Naturally, the mental picture painted by the i100 article about the ‘shocking’ Haaretz op-ed by Etzion comports perfectly with the narrative about Israel advanced by the Indy and rest of the UK media – a militaristic country which has become a cruel Goliath, reacting ‘disproportionately’ to imagined regional threats.

If such media outlets would take Arabs seriously as moral actors who pose serious threats to the lives of Israelis, and consistently report such threats of mass murder against Jews, the narrative of Israeli aggression they’ve spent so much time nurturing would be seriously undermined.

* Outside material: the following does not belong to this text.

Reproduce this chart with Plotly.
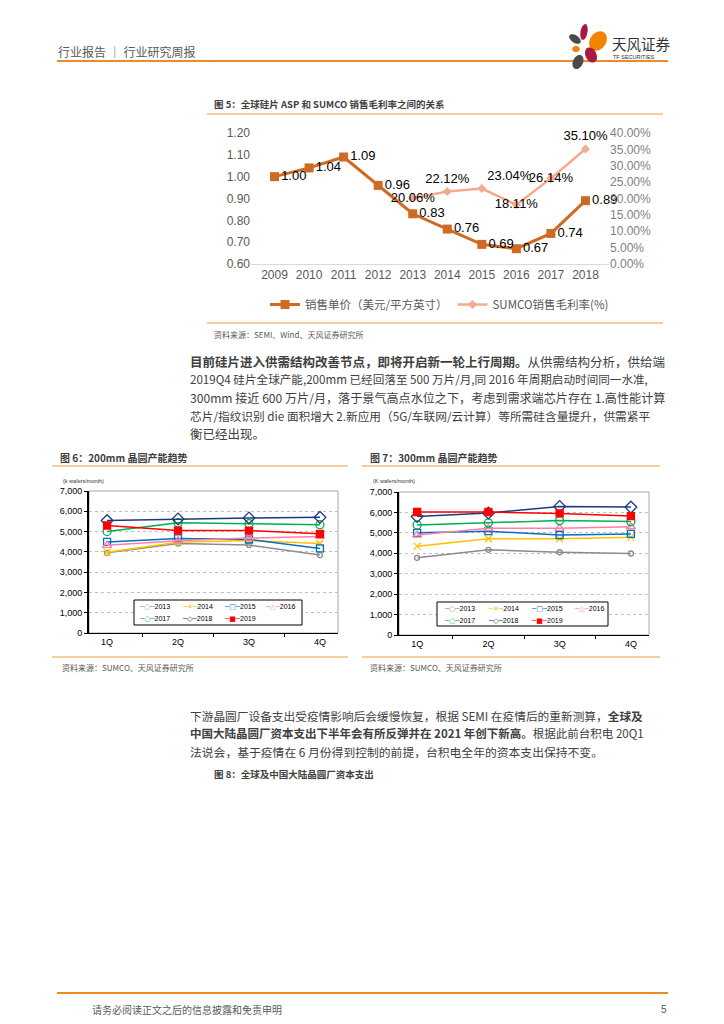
import math
import plotly.graph_objects as go

W, H = 724, 1024
OFF = 8  # default page margin of the html body


def px(x):
    return (x - OFF) / W


def py(y):
    return 1 - (y - OFF) / H


# ---------------- data ----------------
years = ['2009', '2010', '2011', '2012', '2013', '2014', '2015', '2016', '2017', '2018']
asp = [1.00, 1.04, 1.09, 0.96, 0.83, 0.76, 0.69, 0.67, 0.74, 0.89]
margin_years = ['2013', '2014', '2015', '2016', '2017', '2018']
margin_pct = [20.06, 22.12, 23.04, 18.11, 26.14, 35.10]

quarters = ['1Q', '2Q', '3Q', '4Q']
series_years = ['2013', '2014', '2015', '2016', '2017', '2018', '2019']

cap200_2013 = [3950, 4410, 4340, 3840]
cap200_2014 = [3980, 4470, 4560, 4410]
cap200_2015 = [4490, 4660, 4610, 4170]
cap200_2016 = [4320, 4550, 4680, 4760]
cap200_2017 = [5000, 5430, 5390, 5340]
cap200_2018 = [5540, 5620, 5670, 5700]
cap200_2019 = [5300, 5050, 5050, 4890]

cap300_2013 = [3780, 4170, 4050, 3990]
cap300_2014 = [4350, 4710, 4710, 4790]
cap300_2015 = [5000, 5080, 4890, 4950]
cap300_2016 = [4890, 5220, 5220, 5300]
cap300_2017 = [5390, 5490, 5600, 5550]
cap300_2018 = [5800, 5970, 6290, 6260]
cap300_2019 = [6020, 6020, 5950, 5820]

cap200 = [cap200_2013, cap200_2014, cap200_2015, cap200_2016, cap200_2017, cap200_2018, cap200_2019]
cap300 = [cap300_2013, cap300_2014, cap300_2015, cap300_2016, cap300_2017, cap300_2018, cap300_2019]

# ---------------- styles ----------------
CJK = 'Noto Sans CJK SC'
LAT = 'Liberation Sans, Arial'
ORANGE = '#F39A3C'
ASP_C = '#CF6A25'
MAR_C = '#F4AA8C'
series_style = [
    dict(color='#8C8C8C', symbol='circle-open', size=5, glyph='○'),
    dict(color='#FFC000', symbol='x-thin-open', size=7, glyph='✕'),
    dict(color='#0070C0', symbol='square-open', size=7, glyph='□'),
    dict(color='#FF7FA6', symbol='triangle-up-open', size=8, glyph='△'),
    dict(color='#00B050', symbol='circle-open', size=8, glyph='○'),
    dict(color='#1F3A7A', symbol='diamond-open', size=9, glyph='◇'),
    dict(color='#FF0000', symbol='square', size=7, glyph='■'),
]

fig = go.Figure()

# ---------- chart 1 ----------
fig.add_trace(go.Scatter(
    x=years, y=asp, name='销售单价（美元/平方英寸）',
    mode='lines+markers+text',
    line=dict(color=ASP_C, width=3),
    marker=dict(symbol='square', size=9, color=ASP_C),
    text=[f'{v:.2f}' for v in asp], textposition='middle right',
    textfont=dict(family=LAT, size=13, color='#000000'),
    xaxis='x', yaxis='y', legend='legend', cliponaxis=False))

fig.add_trace(go.Scatter(
    x=margin_years, y=[v / 100 for v in margin_pct], name='SUMCO销售毛利率(%)',
    mode='lines+markers+text',
    line=dict(color=MAR_C, width=2.5),
    marker=dict(symbol='diamond', size=7, color=MAR_C),
    text=[f'{v:.2f}%' for v in margin_pct],
    textposition=['middle center', 'top center', 'top right', 'middle center', 'middle center', 'top center'],
    textfont=dict(family=LAT, size=13, color='#000000'),
    xaxis='x', yaxis='y2', legend='legend', cliponaxis=False))

# ---------- chart 2 & 3 ----------
for i, name in enumerate(series_years):
    st = series_style[i]
    for xa, ya, vals in (('x2', 'y3', cap200[i]), ('x3', 'y4', cap300[i])):
        fig.add_trace(go.Scatter(
            x=quarters, y=vals, name=name, mode='lines+markers',
            line=dict(color=st['color'], width=1.5),
            marker=dict(symbol=st['symbol'], size=st['size'], color=st['color'],
                        line=dict(color=st['color'], width=1.3)),
            xaxis=xa, yaxis=ya, showlegend=False))

small_tick = dict(family=LAT, size=9, color='#000000')

fig.update_layout(
    width=W, height=H, margin=dict(l=0, r=0, t=0, b=0, autoexpand=False),
    paper_bgcolor='white', plot_bgcolor='white',
    font=dict(family=CJK),
    xaxis=dict(domain=[px(251), px(609)], anchor='y', type='category',
               showline=True, linecolor='#D9D9D9', linewidth=1, ticks='',
               tickangle=0,
               tickfont=dict(family=LAT, size=12, color='#595959'), showgrid=False),
    yaxis=dict(domain=[py(264), py(133)], anchor='x', range=[0.6, 1.2], dtick=0.1,
               tickformat='.2f', showgrid=False, zeroline=False,
               tickfont=dict(family=LAT, size=12, color='#595959')),
    yaxis2=dict(overlaying='y', side='right', anchor='x', range=[0, 0.40], dtick=0.05,
                tickformat='.2%', showgrid=False, zeroline=False,
                tickfont=dict(family=LAT, size=12, color='#7F7F7F')),
    xaxis2=dict(domain=[px(89), px(338)], anchor='y3', type='category',
                showline=True, linecolor='#000000', linewidth=1, ticks='outside',
                tickson='boundaries', ticklen=3, tickcolor='#000000', tickangle=0,
                tickfont=small_tick, showgrid=False),
    yaxis3=dict(domain=[py(633), py(491)], anchor='x2', range=[0, 7000], dtick=1000,
                tickformat=',', showline=True, linecolor='#000000', linewidth=2,
                showgrid=True, gridcolor='#BFBFBF', griddash='dot', zeroline=False,
                ticks='outside', ticklen=3, tickcolor='#000000', tickfont=small_tick),
    xaxis3=dict(domain=[px(399), px(649)], anchor='y4', type='category',
                showline=True, linecolor='#000000', linewidth=1, ticks='outside',
                tickson='boundaries', ticklen=3, tickcolor='#000000', tickangle=0,
                tickfont=small_tick, showgrid=False),
    yaxis4=dict(domain=[py(635), py(492)], anchor='x3', range=[0, 7000], dtick=1000,
                tickformat=',', showline=True, linecolor='#000000', linewidth=2,
                showgrid=True, gridcolor='#BFBFBF', griddash='dot', zeroline=False,
                ticks='outside', ticklen=3, tickcolor='#000000', tickfont=small_tick),
    legend=dict(orientation='h', x=px(265), y=py(290), xanchor='left', yanchor='top',
                font=dict(family=CJK, size=11.5, color='#595959'), itemwidth=30,
                bgcolor='rgba(0,0,0,0)', traceorder='normal'),
)

shapes = []
annotations = []


def hline(y, x0, x1, color=ORANGE, width=1):
    shapes.append(dict(type='line', xref='paper', yref='paper', x0=px(x0), x1=px(x1),
                       y0=py(y), y1=py(y), line=dict(color=color, width=width)))


def text(x, y, s, size=12.5, color='#333333', anchor='left', family=CJK):
    annotations.append(dict(x=px(x), y=py(y), xref='paper', yref='paper', text=s,
                            showarrow=False, xanchor=anchor, yanchor='middle',
                            font=dict(family=family, size=size, color=color)))


def ellipse(cx, cy, rx, ry, ang, color):
    a = math.radians(ang)
    pts = []
    for k in range(24):
        t = 2 * math.pi * k / 24
        ex, ey = rx * math.cos(t), ry * math.sin(t)
        X = cx + ex * math.cos(a) - ey * math.sin(a)
        Y = cy + ex * math.sin(a) + ey * math.cos(a)
        pts.append(f'{px(X):.5f},{py(Y):.5f}')
    path = 'M ' + ' L '.join(pts) + ' Z'
    shapes.append(dict(type='path', xref='paper', yref='paper', path=path,
                       fillcolor=color, line=dict(width=0)))


def text_legend(x0, y0, x1, y1, cols):
    shapes.append(dict(type='rect', xref='paper', yref='paper', x0=px(x0), x1=px(x1),
                       y0=py(y1), y1=py(y0), line=dict(color='#000000', width=1),
                       fillcolor='white'))
    rows = [y0 + 7, y0 + 19]
    for i, name in enumerate(series_years):
        st = series_style[i]
        cx = cols[i % 4]
        cy = rows[i // 4]
        key = (f"<span style='color:{st['color']}'>─{st['glyph']}─</span>"
               f"<span style='font-family:Liberation Sans'>{name}</span>")
        text(cx, cy, key, size=7, color='#000000', family='DejaVu Sans')


BODY = '#404040'

# header
text(56, 51, '行业报告 ｜ 行业研究周报', size=12, color='#595959')
hline(61, 57, 668, color='#F08A24', width=2)
ellipse(584, 32, 3.5, 8, 10, '#A8193F')
ellipse(575, 39, 6.5, 3.8, 35, '#4A4A4A')
ellipse(598, 41, 8, 10.5, 35, '#F08300')
ellipse(576, 49, 3.8, 3, 0, '#F08300')
ellipse(591, 55, 5.5, 8, -25, '#A8193F')
ellipse(578, 62, 5, 7.5, 25, '#4A4A4A')
text(610, 43, '天风证券', size=14.5, color='#333333')
text(611, 57, 'TF SECURITIES', size=5.5, color='#333333', family=LAT)

# chart 1 frame
text(212, 104, '<b>图 5：全球硅片 ASP 和 SUMCO 销售毛利率之间的关系</b>', size=9.5, color='#404040')
hline(114, 207, 663)
hline(323, 207, 663)
text(212, 334, '资料来源：SEMI、Wind、天风证券研究所', size=8, color='#595959')

# paragraph 1
text(188, 361, '<b>目前硅片进入供需结构改善节点，即将开启新一轮上行周期。</b>从供需结构分析，供给端', color=BODY)
text(188, 379, '2019Q4 硅片全球产能,200mm 已经回落至 500 万片/月,同 2016 年周期启动时间同一水准,', size=11.6, color=BODY)
text(188, 397, '300mm 接近 600 万片/月，落于景气高点水位之下，考虑到需求端芯片存在 1.高性能计算', size=12.1, color=BODY)
text(188, 415, '芯片/指纹识别 die 面积增大 2.新应用（5G/车联网/云计算）等所需硅含量提升，供需紧平', size=11.7, color=BODY)
text(188, 433, '衡已经出现。', color=BODY)

# chart 2 frame
text(58, 457, '<b>图 6：200mm 晶圆产能趋势</b>', size=10, color='#404040')
hline(466, 52, 348)
hline(657, 52, 348)
text(60, 667, '资料来源：SUMCO、天风证券研究所', size=8, color='#595959')
text(61, 481, '(k wafers/month)', size=5.5, color='#333333', family=LAT)
shapes.append(dict(type='rect', xref='x2 domain', yref='y3 domain', x0=0, x1=1, y0=0, y1=1,
                   line=dict(color='#A6A6A6', width=1), layer='below'))
text_legend(134, 600, 302, 625, [137, 180, 222, 263])

# chart 3 frame
text(368, 457, '<b>图 7：300mm 晶圆产能趋势</b>', size=10, color='#404040')
hline(466, 362, 660)
hline(657, 362, 660)
text(368, 667, '资料来源：SUMCO、天风证券研究所', size=8, color='#595959')
text(371, 481, '(K wafers/month)', size=5.5, color='#333333', family=LAT)
shapes.append(dict(type='rect', xref='x3 domain', yref='y4 domain', x0=0, x1=1, y0=0, y1=1,
                   line=dict(color='#A6A6A6', width=1), layer='below'))
text_legend(437, 602, 608, 626, [442, 486, 529, 572])

# paragraph 2
text(188, 715, '下游晶圆厂设备支出受疫情影响后会缓慢恢复，根据 SEMI 在疫情后的重新测算，<b>全球及</b>', size=11.7, color=BODY)
text(188, 733, '<b>中国大陆晶圆厂资本支出下半年会有所反弹并在 2021 年创下新高。</b>根据此前台积电 20Q1', size=11.5, color=BODY)
text(188, 751, '法说会，基于疫情在 6 月份得到控制的前提，台积电全年的资本支出保持不变。', size=11.8, color=BODY)
text(212, 774, '<b>图 8：全球及中国大陆晶圆厂资本支出</b>', size=9.5, color='#404040')

# footer
hline(993, 57, 668, color='#F08A24', width=2)
text(90, 1009, '请务必阅读正文之后的信息披露和免责申明', size=10, color='#595959')
text(659, 1009, '5', size=10, color='#595959', family=LAT)

fig.update_layout(shapes=shapes, annotations=annotations)
fig.write_html('out.html')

Finally, we’re often asked if such double standards – and other examples of biased reporting – are motivated by antisemitism.

It is the belief of this writer that this usually is not the case.

More often, editors, journalists and contributors at major British publications seem wedded to an ideological orientation which views events in the region through a myopic, morally binary framework – “habits of mind” which inform an instinctive anti-Israel prejudice.

The pattern of bias, inaccuracies, double standards and selective moral outrage we’re continually documenting is a natural consequence of this cognitive process.